SAN DIEGO — Hollywood has essentially rolled out the red carpet for exhibitors around the world to get them to embrace 3-D. At Comic-Con on Thursday studios took the campaign to the masses.
To help sell the format, Comic-Con organizers outfitted Hall H with four silver screens to show the 3-D footage and handed out thousands of pairs of Dolby 3-D Digital Cinema glasses to attendees as they entered the room.
The format’s biggest cheerleaders, Disney, Sony and Fox rolled out exclusive 3-D footage from the upcoming tentpoles “A Christmas Carol” from Robert Zemeckis, Tim Burton’s “Alice in Wonderland,” “Tron Legacy,” “Cloudy With a Chance of Meatballs” and James Cameron’s “Avatar.”
The purpose was not only to energize the crowd of more than 6,000 people that filled the massive Hall H in the San Diego Convention Center but also to entice them to pony up the extra coin to see the pics in 3-D once they’re released in theaters.
Having on hand talent like Burton, who made his first appearance at the show as a presenter, and surprise guest Johnny Depp certainly helped amp up the excitement. The pair’s “Alice” opens March 5.
But the focus was on the technology.

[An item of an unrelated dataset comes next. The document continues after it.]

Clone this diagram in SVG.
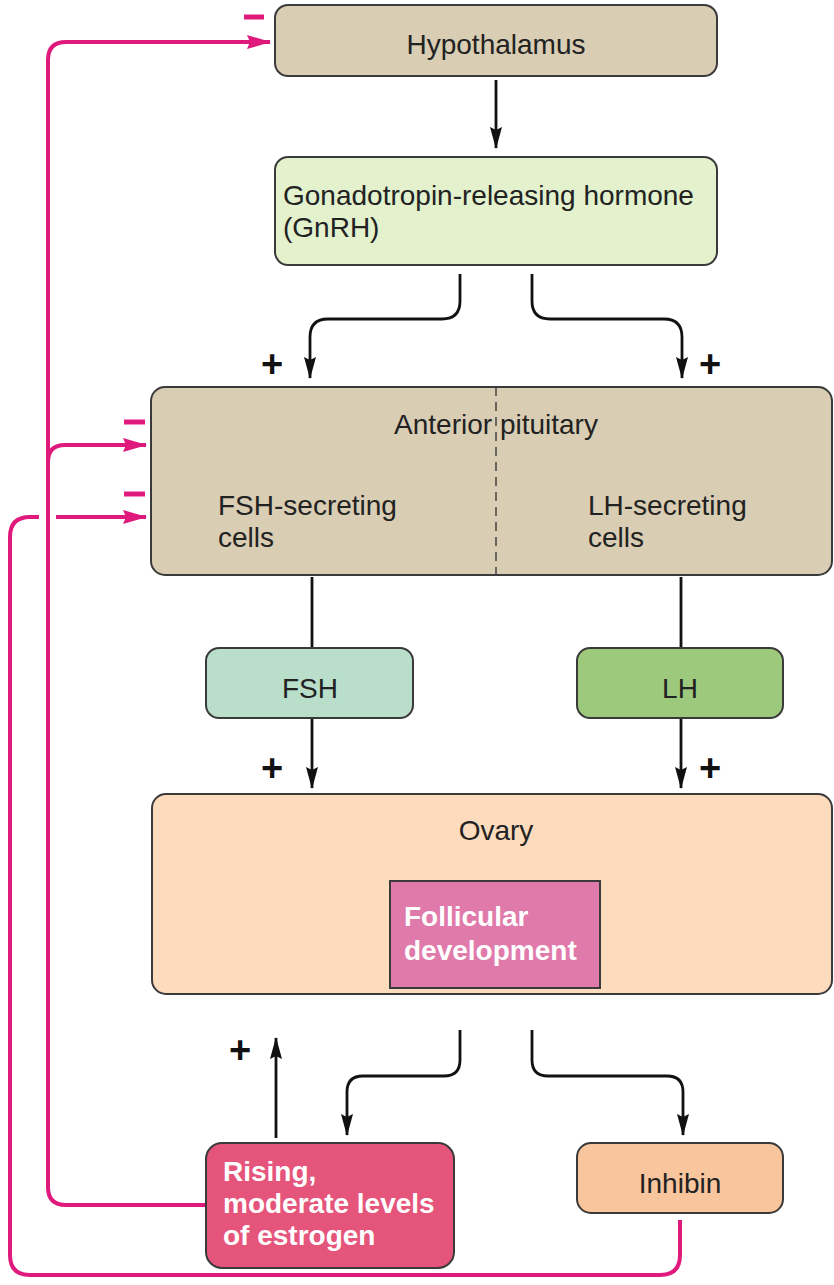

As Zemeckis put it after a lengthy montage of “A Christmas Carol,” in which Jim Carrey plays eight characters, “it’s the future,” calling 3-D technology a “tool that’s been perfected.
“It’s happening,” Zemeckis said. “We’re there.”
Getting more studios interested in 3-D should encourage more exhibitors to build the additional silver screens needed to show pics in the format.
There are approximately 1,700 3-D locations as of now (some of those locations could have multiple 3-D screens).
Disney’s 3-D “G-Force” is going out in 1,603 locations today.
In case exhibitors don’t build the screens, Fox topper Tom Rothman wanted to remain cautious and let attendees know “the film is great in 2-D and will be shown in the format as well.”
Participation was a major push for Dolby, considering it controls a tiny sliver — an estimated 10% — of the 3-D market compared with Real D, which Disney embraces.
Imax also made the trek to San Diego to show off its own technology in presentations downtown, away from the convention center.
The branding of the 3-D format was unavoidable, with Disney plastering the screens with the fact the footage was a “3-D Showcase” and the footage was being shown in Disney Digital 3-D and Imax 3-D.
Disney’s early morning panel benefited from throngs of “Twilight” fans, many of whom camped out overnight to get a first-look at footage Summit screened Thursday afternoon.
The “Twihards” filled the main hall just to secure a seat for the panel that would take place hours later.
But Fox didn’t need any extra help. After the “Twilight” contingent emptied Hall H, another crowd quickly filled the room again to see the mesmerizing 23 minutes of footage Cameron brought from “Avatar,” which bows Dec. 18.
Crowds were wowed by the photo-realistic computer-generated visuals featured in the sci-fi epic that stars a cast of blue-skinned cat-like aliens who live in a world influenced by oceanic settings and creatures.
Cameron has spent the past four years producing the pic and spent 14 years developing the technology.
To push the pic, Cameron and Fox are taking over 3-D theaters globally on Aug. 21 for free screenings of 15 minutes of “Avatar” footage on what he’s calling “Avatar Day.” They’ll also be previewing the videogame and toy line.
“This is the movie you’ve been waiting for,” said Sigourney Weaver during a panel that followed.